* **SUPPLIED INFORMATION**:

* * *

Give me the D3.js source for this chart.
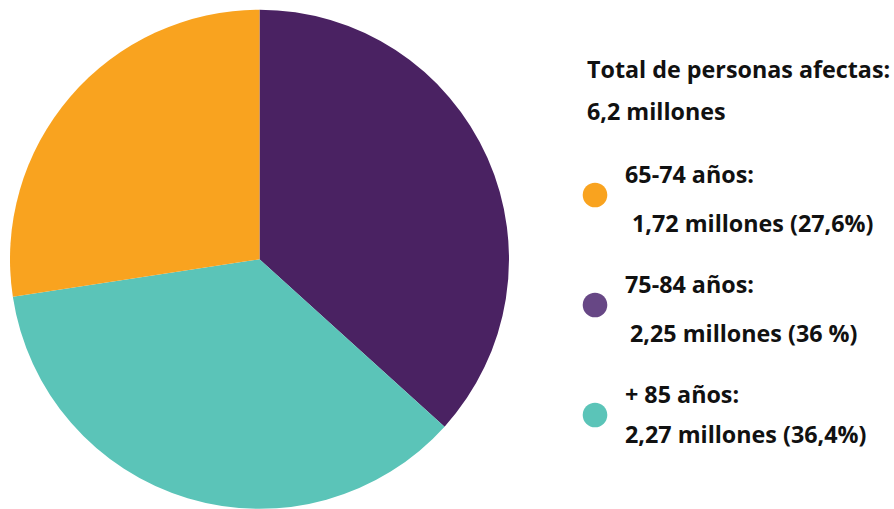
<!DOCTYPE html>
<html>
<head>
<meta charset="utf-8">
<script src="https://cdn.jsdelivr.net/npm/d3@7"></script>
<style>
  body { margin: 0; background: #fff; }
  text { font-family: "Open Sans", Lato, sans-serif; font-weight: bold; fill: #111; }
</style>
</head>
<body>
<div id="wrapper"></div>
<script>
// slices, clockwise from 12 o'clock (shares as drawn in the picture)
const groups = ["75-84 años:", "+ 85 años:", "65-74 años:"]
const shares = [36.7, 35.9, 27.4]
const colors = ["#4A2262", "#5BC4B8", "#F9A31F"]

// legend (top to bottom)
const legendOrder = [2, 0, 1]
const legendValues = ["1,72 millones (27,6%)", "2,25 millones (36 %)", "2,27 millones (36,4%)"]
const dotColors = ["#F9A31F", "#674785", "#5BC4B8"]
const totalLines = ["Total de personas afectas:", "6,2 millones"]

const dimensions = {
  width: 894,
  height: 509,
  cx: 259.5,
  cy: 259.3,
  radius: 249.5,
}

const svg = d3.select("#wrapper")
  .append("svg")
    .attr("width", dimensions.width)
    .attr("height", dimensions.height)

const pie = d3.pie().sort(null).value(d => d)
const arc = d3.arc().innerRadius(0).outerRadius(dimensions.radius)

svg.append("g")
    .attr("transform", `translate(${dimensions.cx},${dimensions.cy})`)
  .selectAll("path")
  .data(pie(shares))
  .join("path")
    .attr("d", arc)
    .attr("fill", (d, i) => colors[i])

const legend = svg.append("g")
const fontSize = "23.3px"

legend.selectAll("text.total")
  .data(totalLines)
  .join("text")
    .attr("class", "total")
    .attr("x", 587)
    .attr("y", (d, i) => 78 + i * 42)
    .style("font-size", fontSize)
    .text(d => d)

const rowY = d3.scaleLinear().domain([0, 1]).range([183, 293])
const valueX = [632, 630, 625]

const rows = legend.selectAll("g.row")
  .data(legendOrder)
  .join("g")
    .attr("class", "row")
    .attr("transform", (d, i) => `translate(0,${rowY(i)})`)

rows.append("circle")
    .attr("cx", 595)
    .attr("cy", 12)
    .attr("r", 12.3)
    .attr("fill", (d, i) => dotColors[i])

rows.append("text")
    .attr("x", 625)
    .attr("y", 0)
    .style("font-size", fontSize)
    .text(d => groups[d])

rows.append("text")
    .attr("x", (d, i) => valueX[i])
    .attr("y", (d, i) => i === 2 ? 40 : 49)
    .style("font-size", fontSize)
    .text((d, i) => legendValues[i])
</script>
</body>
</html>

* * *

* **TASK PROMPT**: Reproduce each line word for word and drop the pictures.

* **RESULT FOR THIS TASK**:
Give me the D3.js source for this chart.
<!DOCTYPE html>
<html>
<head>
<meta charset="utf-8">
<script src="https://cdn.jsdelivr.net/npm/d3@7"></script>
<style>
  body { margin: 0; background: #fff; }
  text { font-family: "Open Sans", Lato, sans-serif; font-weight: bold; fill: #111; }
</style>
</head>
<body>
<div id="wrapper"></div>
<script>
// slices, clockwise from 12 o'clock (shares as drawn in the picture)
const groups = ["75-84 años:", "+ 85 años:", "65-74 años:"]
const shares = [36.7, 35.9, 27.4]
const colors = ["#4A2262", "#5BC4B8", "#F9A31F"]

// legend (top to bottom)
const legendOrder = [2, 0, 1]
const legendValues = ["1,72 millones (27,6%)", "2,25 millones (36 %)", "2,27 millones (36,4%)"]
const dotColors = ["#F9A31F", "#674785", "#5BC4B8"]
const totalLines = ["Total de personas afectas:", "6,2 millones"]

const dimensions = {
  width: 894,
  height: 509,
  cx: 259.5,
  cy: 259.3,
  radius: 249.5,
}

const svg = d3.select("#wrapper")
  .append("svg")
    .attr("width", dimensions.width)
    .attr("height", dimensions.height)

const pie = d3.pie().sort(null).value(d => d)
const arc = d3.arc().innerRadius(0).outerRadius(dimensions.radius)

svg.append("g")
    .attr("transform", `translate(${dimensions.cx},${dimensions.cy})`)
  .selectAll("path")
  .data(pie(shares))
  .join("path")
    .attr("d", arc)
    .attr("fill", (d, i) => colors[i])

const legend = svg.append("g")
const fontSize = "23.3px"

legend.selectAll("text.total")
  .data(totalLines)
  .join("text")
    .attr("class", "total")
    .attr("x", 587)
    .attr("y", (d, i) => 78 + i * 42)
    .style("font-size", fontSize)
    .text(d => d)

const rowY = d3.scaleLinear().domain([0, 1]).range([183, 293])
const valueX = [632, 630, 625]

const rows = legend.selectAll("g.row")
  .data(legendOrder)
  .join("g")
    .attr("class", "row")
    .attr("transform", (d, i) => `translate(0,${rowY(i)})`)

rows.append("circle")
    .attr("cx", 595)
    .attr("cy", 12)
    .attr("r", 12.3)
    .attr("fill", (d, i) => dotColors[i])

rows.append("text")
    .attr("x", 625)
    .attr("y", 0)
    .style("font-size", fontSize)
    .text(d => groups[d])

rows.append("text")
    .attr("x", (d, i) => valueX[i])
    .attr("y", (d, i) => i === 2 ? 40 : 49)
    .style("font-size", fontSize)
    .text((d, i) => legendValues[i])
</script>
</body>
</html>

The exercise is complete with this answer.